Source code of charts:
◇ ◇ ◇ ◇ ◇

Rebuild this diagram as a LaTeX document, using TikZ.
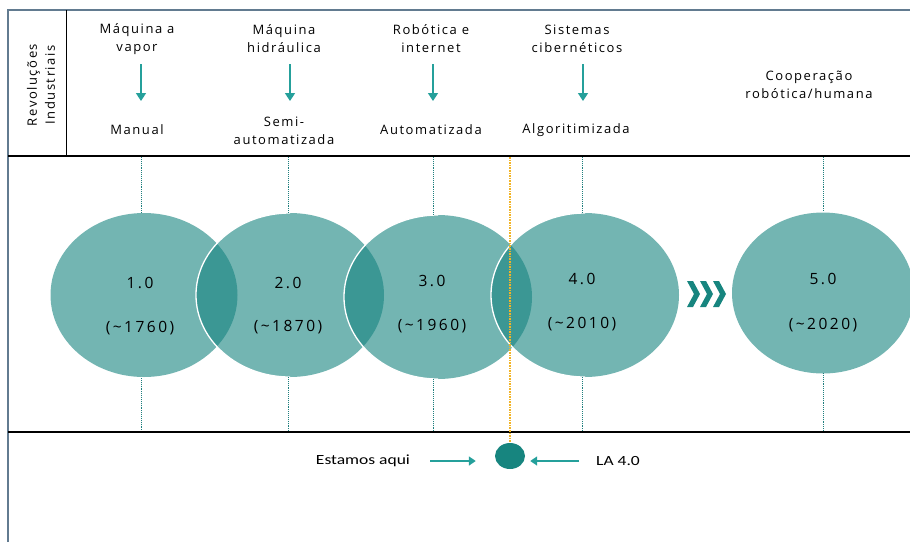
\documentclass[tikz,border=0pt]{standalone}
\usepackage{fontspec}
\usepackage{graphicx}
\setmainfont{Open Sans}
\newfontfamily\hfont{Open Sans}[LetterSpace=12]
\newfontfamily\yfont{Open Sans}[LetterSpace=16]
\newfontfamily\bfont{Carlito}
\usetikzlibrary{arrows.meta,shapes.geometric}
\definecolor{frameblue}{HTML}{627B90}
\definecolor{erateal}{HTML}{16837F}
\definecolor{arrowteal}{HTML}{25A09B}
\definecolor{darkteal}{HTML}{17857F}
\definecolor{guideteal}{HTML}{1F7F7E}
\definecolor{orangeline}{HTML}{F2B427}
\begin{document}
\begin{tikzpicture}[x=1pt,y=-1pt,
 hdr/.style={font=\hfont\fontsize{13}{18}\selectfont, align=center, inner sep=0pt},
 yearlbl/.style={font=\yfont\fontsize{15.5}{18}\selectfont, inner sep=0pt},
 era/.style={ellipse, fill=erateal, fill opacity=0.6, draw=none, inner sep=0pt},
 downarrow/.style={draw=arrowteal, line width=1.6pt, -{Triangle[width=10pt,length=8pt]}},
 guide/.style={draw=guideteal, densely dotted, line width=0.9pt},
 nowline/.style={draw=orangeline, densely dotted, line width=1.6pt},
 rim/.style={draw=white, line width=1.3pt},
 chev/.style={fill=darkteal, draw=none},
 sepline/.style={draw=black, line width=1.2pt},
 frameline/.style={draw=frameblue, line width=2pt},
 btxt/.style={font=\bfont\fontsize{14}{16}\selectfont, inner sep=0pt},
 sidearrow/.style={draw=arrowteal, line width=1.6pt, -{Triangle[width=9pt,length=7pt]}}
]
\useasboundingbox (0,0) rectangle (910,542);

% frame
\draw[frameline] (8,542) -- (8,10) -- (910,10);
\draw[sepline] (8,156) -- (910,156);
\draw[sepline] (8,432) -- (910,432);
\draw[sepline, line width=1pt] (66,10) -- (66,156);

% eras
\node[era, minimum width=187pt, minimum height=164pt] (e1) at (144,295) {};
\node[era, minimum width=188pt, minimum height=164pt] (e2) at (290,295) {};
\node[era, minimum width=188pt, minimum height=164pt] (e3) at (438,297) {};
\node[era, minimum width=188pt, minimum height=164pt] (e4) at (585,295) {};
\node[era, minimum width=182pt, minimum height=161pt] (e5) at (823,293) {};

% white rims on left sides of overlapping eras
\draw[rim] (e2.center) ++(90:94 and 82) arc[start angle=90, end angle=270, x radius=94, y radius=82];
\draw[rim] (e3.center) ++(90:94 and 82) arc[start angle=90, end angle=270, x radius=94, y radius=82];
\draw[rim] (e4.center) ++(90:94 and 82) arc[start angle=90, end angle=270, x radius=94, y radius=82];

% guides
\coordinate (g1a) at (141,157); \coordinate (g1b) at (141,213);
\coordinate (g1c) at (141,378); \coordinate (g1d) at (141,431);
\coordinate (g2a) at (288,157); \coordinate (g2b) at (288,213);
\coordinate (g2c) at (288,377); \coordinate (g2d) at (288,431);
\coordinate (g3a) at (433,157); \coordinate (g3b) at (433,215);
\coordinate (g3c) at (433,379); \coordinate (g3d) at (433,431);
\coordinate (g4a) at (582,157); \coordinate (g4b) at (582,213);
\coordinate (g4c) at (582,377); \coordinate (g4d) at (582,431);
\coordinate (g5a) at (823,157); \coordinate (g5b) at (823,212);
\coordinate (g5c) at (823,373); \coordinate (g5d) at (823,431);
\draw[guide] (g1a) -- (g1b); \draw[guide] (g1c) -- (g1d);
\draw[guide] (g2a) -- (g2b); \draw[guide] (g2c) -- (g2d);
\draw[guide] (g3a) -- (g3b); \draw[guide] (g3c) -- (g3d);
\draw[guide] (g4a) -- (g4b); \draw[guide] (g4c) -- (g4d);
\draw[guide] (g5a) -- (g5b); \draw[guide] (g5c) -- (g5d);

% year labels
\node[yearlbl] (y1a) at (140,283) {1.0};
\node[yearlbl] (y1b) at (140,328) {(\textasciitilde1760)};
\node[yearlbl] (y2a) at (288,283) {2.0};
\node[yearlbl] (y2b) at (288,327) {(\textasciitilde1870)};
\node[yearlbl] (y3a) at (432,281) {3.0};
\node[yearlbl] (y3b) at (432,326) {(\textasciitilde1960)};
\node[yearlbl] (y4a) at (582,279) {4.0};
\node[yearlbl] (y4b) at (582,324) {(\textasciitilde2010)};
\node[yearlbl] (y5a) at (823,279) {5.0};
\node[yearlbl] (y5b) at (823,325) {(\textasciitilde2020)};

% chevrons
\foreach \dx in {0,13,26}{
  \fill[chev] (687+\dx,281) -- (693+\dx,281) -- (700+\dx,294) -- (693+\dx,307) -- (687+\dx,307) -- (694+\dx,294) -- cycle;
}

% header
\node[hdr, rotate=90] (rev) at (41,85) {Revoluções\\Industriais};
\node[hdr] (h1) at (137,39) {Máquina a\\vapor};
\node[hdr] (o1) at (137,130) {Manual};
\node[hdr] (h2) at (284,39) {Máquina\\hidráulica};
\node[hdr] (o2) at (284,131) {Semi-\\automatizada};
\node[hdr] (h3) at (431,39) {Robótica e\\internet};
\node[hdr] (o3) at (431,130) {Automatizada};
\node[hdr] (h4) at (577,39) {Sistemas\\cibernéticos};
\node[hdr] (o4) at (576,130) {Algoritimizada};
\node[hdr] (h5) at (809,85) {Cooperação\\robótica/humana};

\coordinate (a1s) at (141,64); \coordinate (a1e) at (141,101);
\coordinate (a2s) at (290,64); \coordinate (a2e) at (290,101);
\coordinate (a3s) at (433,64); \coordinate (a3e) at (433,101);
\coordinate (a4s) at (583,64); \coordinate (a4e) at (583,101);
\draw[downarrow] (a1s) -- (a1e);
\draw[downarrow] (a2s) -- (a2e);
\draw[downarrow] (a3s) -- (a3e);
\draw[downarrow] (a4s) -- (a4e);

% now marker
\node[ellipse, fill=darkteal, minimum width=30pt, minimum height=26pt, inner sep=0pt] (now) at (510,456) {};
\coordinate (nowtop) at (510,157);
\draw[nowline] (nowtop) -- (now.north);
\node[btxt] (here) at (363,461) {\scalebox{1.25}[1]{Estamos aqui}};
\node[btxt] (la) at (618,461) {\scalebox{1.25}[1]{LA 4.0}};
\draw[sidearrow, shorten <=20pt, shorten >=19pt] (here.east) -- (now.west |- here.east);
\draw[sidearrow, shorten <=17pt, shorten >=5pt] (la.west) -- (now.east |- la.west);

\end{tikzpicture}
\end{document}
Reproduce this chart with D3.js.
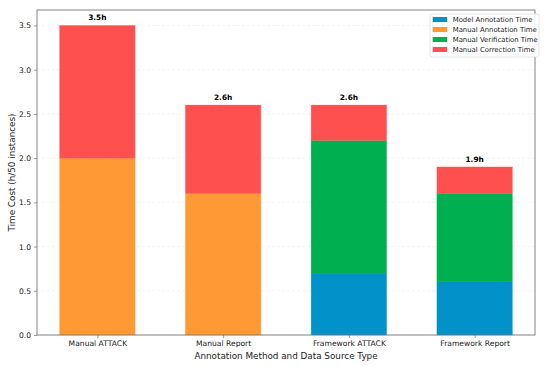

◇ ◇ ◇ ◇ ◇

▶ [WHAT YOU HAVE TO DO]:
Extract from the material all lines containing the string "this".

▶ [ANSWER TO THE EXERCISE]:
Rebuild this diagram as a LaTeX document, using TikZ.
Reproduce this chart with D3.js.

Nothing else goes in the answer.